Dilanjut, media massa (di sana) dibanjiri cerita tentang bagaimana semua masalah masyarakat harus ditimpakan pada politisi, atau teroris. Tapi tidak ada yang bisa kita lakukan untuk perbaikan masyarakat.
Gampangnya, masyarakat menyalahkan politisi (bisa juga pemegang kuasa pemerintahan) atau teroris, dan tindakan itu tidak ngefek untuk kesejahteraan masyarakat. Bukankah hidup bernegara tujuan akhirnya untuk membikin masyarakat makmur?
Menurut Dr Darcy, dalam psikologi itu disebut the self-serving bias. Bias, mementingkan diri sendiri. Dalam perspektif, orang yang punya salah tapi menyeret orang atau pihak lain masuk dalam kesalahan tersebut.
Jadi mengapa melakukannya? Darcy menyebut empat hal penyebab:
1) Menyalahkan orang lain itu mudah. Berarti mengurangi pekerjaan, karena ketika kita menyalahkan, kita tidak harus dimintai pertanggungjawaban.
2) Menyalahkan membuat kita kuat. Di sini Darcy mengutip pendapat Psikolog Amerika Serikat, Prof Casandra Brené Brown, bahwa ini soal akuntabilitas.
Berdasar Kamus Besar Bahasa Indonesia, akuntabilitas adalah pertanggungjawaban, atau keadaan yang dapat dimintai pertanggungjawaban.
Prof Brown: "Orang yang suka menyalahkan orang lain untuk kesalahan sendiri, jarang yang punya akuntabilitas."
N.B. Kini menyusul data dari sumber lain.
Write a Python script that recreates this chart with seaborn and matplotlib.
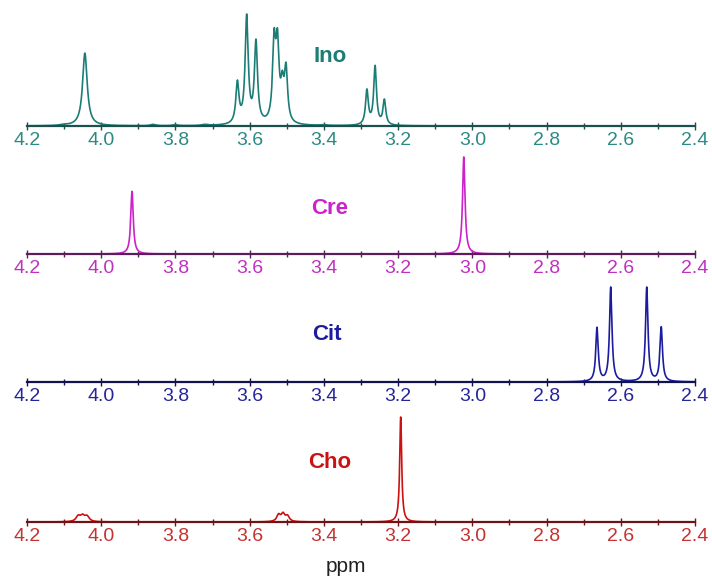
import numpy as np
import matplotlib
matplotlib.use("Agg")
import matplotlib.pyplot as plt
import seaborn as sns
from matplotlib.ticker import MultipleLocator

sns.set_theme(style="white")
plt.rcParams["font.family"] = ["Liberation Sans", "DejaVu Sans"]

# peak lists: centre (ppm), height (relative), half width (ppm)
ino_centers = [4.100, 4.044, 3.860, 3.800, 3.720, 3.633, 3.608, 3.583, 3.534, 3.525, 3.512, 3.502,
               3.400, 3.284, 3.262, 3.237]
ino_heights = [2, 212, 4, 3, 3, 118, 310, 235, 222, 210, 92, 150, 2, 100, 170, 72]
ino_widths = [0.010, 0.0075, 0.008, 0.008, 0.010, 0.005, 0.005, 0.005, 0.005, 0.005, 0.005,
              0.005, 0.010, 0.0045, 0.0045, 0.0045]

cre_centers = [3.917, 3.023]
cre_heights = [188, 291]
cre_widths = [0.004, 0.004]

cit_centers = [2.664, 2.627, 2.530, 2.491]
cit_heights = [158, 278, 278, 160]
cit_widths = [0.004, 0.004, 0.004, 0.004]

cho_centers = [4.062, 4.050, 4.038, 3.522, 3.510, 3.498, 3.193]
cho_heights = [16, 16, 15, 20, 22, 16, 315]
cho_widths = [0.007, 0.007, 0.007, 0.006, 0.006, 0.006, 0.0032]

labels = ["Ino", "Cre", "Cit", "Cho"]
line_colors = ["#1b7d76", "#cc22cc", "#1c1ca0", "#cc1111"]
axis_colors = ["#1d4f4c", "#5a1f5a", "#12124f", "#6e1414"]
tick_colors = ["#2b8a84", "#c030c0", "#25259a", "#c43232"]

# layout in pixels of the 712x578 canvas: baseline y, peak top y, label centre
baselines = [126, 254, 382, 522]
tops = [14, 157, 287, 417]
label_xy = [(330, 57), (330, 208), (327, 335), (330, 462)]

W, H = 712, 578
x = np.linspace(2.4, 4.2, 8000)


def spectrum(centers, heights, widths):
    y = np.zeros_like(x)
    for c, h, w in zip(centers, heights, widths):
        y += h / (1 + ((x - c) / w) ** 2)
    return y


spectra = [spectrum(ino_centers, ino_heights, ino_widths),
           spectrum(cre_centers, cre_heights, cre_widths),
           spectrum(cit_centers, cit_heights, cit_widths),
           spectrum(cho_centers, cho_heights, cho_widths)]

fig = plt.figure(figsize=(W / 100, H / 100), dpi=100)
left, right = 27, 695
ticks = np.round(np.arange(2.4, 4.21, 0.2), 1)

for i, y in enumerate(spectra):
    base, top = baselines[i], tops[i]
    ax = fig.add_axes([left / W, 1 - base / H, (right - left) / W, (base - top + 6) / H])
    sns.lineplot(x=x, y=y, ax=ax, color=line_colors[i], lw=1.2, sort=False)
    ax.set_xlim(4.2, 2.4)
    ax.set_ylim(0, y.max() * (base - top + 6) / (base - top))
    for s in ["top", "left", "right"]:
        ax.spines[s].set_visible(False)
    ax.spines["bottom"].set_color(axis_colors[i])
    ax.spines["bottom"].set_linewidth(1.6)
    ax.set_yticks([])
    ax.set_xticks(ticks)
    ax.set_xticklabels([f"{v:.1f}" for v in ticks])
    ax.xaxis.set_minor_locator(MultipleLocator(0.1))
    ax.tick_params(axis="x", which="major", direction="inout", length=6, width=1,
                   color=axis_colors[i], labelcolor=tick_colors[i], labelsize=14, pad=1,
                   bottom=True)
    ax.tick_params(axis="x", which="minor", direction="inout", length=5, width=1,
                   color=axis_colors[i], bottom=True)
    ax.patch.set_alpha(0)
    lx, ly = label_xy[i]
    fig.text(lx / W, 1 - ly / H, labels[i], color=line_colors[i], fontsize=16,
             fontweight="bold", ha="center", va="center")

fig.text(346 / W, 1 - 566 / H, "ppm", fontsize=15, ha="center", va="center", color="#222222")

fig.savefig("out.png", dpi=100)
Karena orang itu merasa, bahwa punya akuntabilitas berarti ia merasa lemah. Sebaliknya, jika orang itu tidak punya, atau minim, akuntabilitas, maka ia merasa kuat.
3) Menyalahkan orang lain untuk kesalahan sendiri, berarti orang itu pegang kendali. Sebaliknya, kalau tidak menyalahkan orang lain, berarti harus mendengarkan cerita dari sisi orang lain. Akibatnya tidak pegang kendali.
4) Menyalahkan orang lain, membongkar perasaan yang tertahan. Dengan melempar kesalahan ke orang lain, bisa melepaskan rasa sakit emosional. Yang tertahan. Dalam bahasa Indonesia, disebut lega.
Eksepsi Johnny tidak persis masuk teori Dr Darcy. Tidak klop. Tapi berada di sekitaran wilayah itu. Suatu strategi silat hukum yang cerdik.
Strategi cerdik itu ditanggapi enteng oleh Prof Mahfud, Doktor Ilmu Hukum Tata Negara, Universitas Gajah Mada, Yogyakarta. Ia penganut istilah “gitu aja, kok repot” dari Gus Dur.
Persoalan lebih serius, kondisi politik Indonesia yang tidak sepenuhnya stabil sekarang, diketahui, dan dimanfaatkan banyak orang yang berkepentingan. Orang-orang berkepentingan itu tidak peduli, walaupun paham, bahwa politik yang stabil membuat petinggi negara lebih fokus membikin rakyat sejahtera.
Artinya, ‘orang berkepentingan’ tak peduli kesejahteraan rakyat. Mereka peduli diri sendiri. Sudah betul, menurut mereka. Rumitnya, mereka diikuti sebagian masyarakat. Kerumitan belit-membelit. Rumit-mit.